God in the Qur’an, by Jack Miles (Alfred A. Knopf, 2018). Pulitzer Prize-winning author of God: A Biography and Christ: A Crisis in the Life of God, Jack Miles broaches Islamic conceptions of God in his latest book. Miles, a practicing Episcopalian, approaches the subject from the standpoint of a literary critic, asking readers to suspend their personal beliefs about Islam to better understand the literary character of Allah. The book focuses on characters and stories shared by both the Bible and the Qur’an like Adam, Cain, Abel, and Jesus. Miles sets Bible passages alongside the Qur’an to highlight what is distinctive about Allah, attempting to provide insight into the Islamic tradition, an approach that appeals to the religious and secular alike.

What Justice Demands: America and the Israeli-Palestinian Conflict, by Elan Journo (Post Hill Press, 2018). Resolving the Israeli-Palestinian conflict has been a decades-long goal of American foreign policy, although many political leaders seem less interested in the issue than 15 years ago.
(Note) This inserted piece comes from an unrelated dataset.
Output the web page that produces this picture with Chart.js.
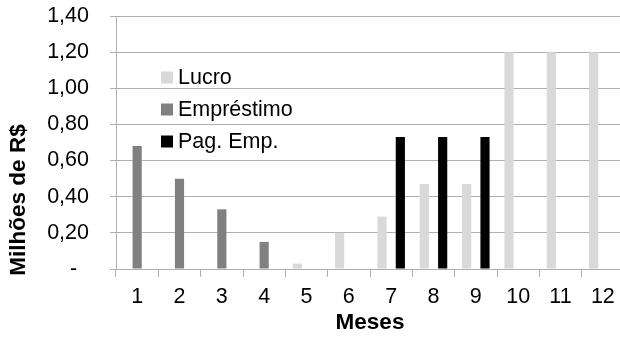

Elan Journo recognizes disillusionment with the conflict, but he attempts to offer a way forward in his latest book. Journo lays out the main three approaches to the issue: middle-ground moderate, pro-Israeli, and pro-Palestinian. He argues that all of these approaches are inadequate. As an alternative, Journo attempts to present a moral framework of freedom and human dignity and evaluate the conflict through that lens, concluding that America has failed to consistently support these values throughout its involvement in the conflict.

The Age of Surveillance Capitalism: The Fight for a Human Future at the New Frontier of Power, by Shoshana Zuboff (PublicAffairs, 2019). In this tome of original research and analysis, Shoshana Zuboff sounds the clarion call of our digital age. Zuboff lays out the structure and logic of what she terms “surveillance capitalism,” an unprecedented system of commercial incentives, technology, and vast knowledge that feeds off of the data of human experience. She argues that what the industrial excesses of the early twentieth century did to nature, surveillance capitalism is doing to human nature today. Zuboff’s book will no doubt be turned to frequently over the coming years if only for the extensive, original terminology she provides to help understand the disturbing trends at the growing intersection of technology, big business, and everyday human life.

The Empire and the Five Kings: America’s Abdication and the Fate of the World, by Bernard-Henri Lévy (Henry Holt and Company, 2019). French intellectual Bernard-Henri Lévy examines the decline of American power in the world in the face of five growing enemies: Iran, Turkey, Russia, China, and Saudi Arabia/Sunni radical Islamism. With his characteristic erudition, Lévy details the essential elements of America’s creed that have defined its leadership in the world, the abdication of that leadership—beginning before but continued by the Trump administration, and the enemies at the gates of the West and liberal democracy. The book is equal parts philosophical history, cultural commentary, and foreign policy admonitions for America and the West. Lévy implores America to reverse its abdication, arguing that the country is at its greatest when defending the values of the American creed both at home and abroad.